Long titles get one more touch. A name like “Concerto for Violin and Orchestra in D major, K. 218, II. Andante cantabile — Anne-Sophie Mutter, Berliner Philharmoniker” would either wrap and make the layout jump every song, or truncate and lose information. Instead short titles sit centred under the artwork and long ones scroll gently, after a two-second pause so you can read the start.
Cleaning data at render time is a form of respect. It is what makes an app look finished rather than merely functional.
SwiftUI rebuilds aggressively, and every rebuild is a forgetting waiting to happen.
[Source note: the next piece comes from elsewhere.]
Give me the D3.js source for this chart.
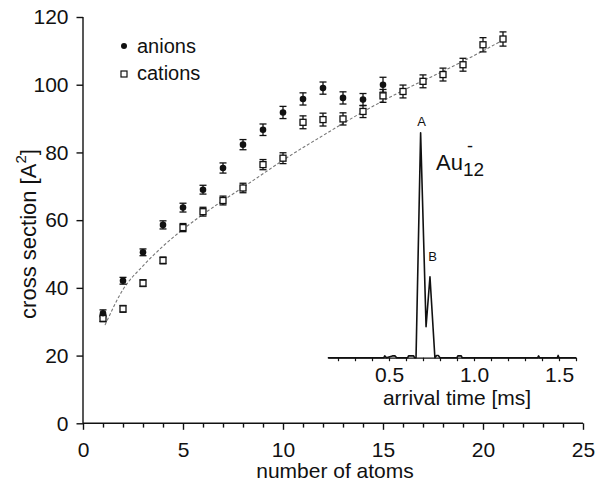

The non-obvious case: when the mini-player slides in over the tab bar as audio starts, the tab bar’s container lays out again, and the default behaviour resets each tab’s navigation stack — so a user three screens deep in the SomaFM list gets bounced to the root the instant audio starts. Tap, listen, lose your place. The fix is to hold each tab’s NavigationPath in a parent object that lives outside the part of the hierarchy that rebuilds. Selected tab, scroll position, search query, expanded sections — each is a separate fix, invisible when it works and infuriating when it doesn’t.
Reading these back, a few things recur. Polish is usually about removing, not adding — latency, forgetting, ceremony, the gap between intent and behaviour; a surprising amount of it makes the code shorter. The bug almost always lives in the gap between two systems — audio and network, view hierarchy and lifecycle, decoder and scroll engine. And the user has the simpler mental model; honour it — they are consistently right, and the easy implementation is consistently wrong. Most of these reproduce only on real hardware, on real networks, in the car — never in the simulator.
None of this is in the App Store description, and most users will never consciously notice a single pattern, because the point is that they don’t. Polish is the gap between “the app does the thing” and “the app does the thing the way I expected,” and that gap is where people decide whether the icon stays on the dock. The list is not closed — it never is. That is the actual job, most days. The feature list was the easy part.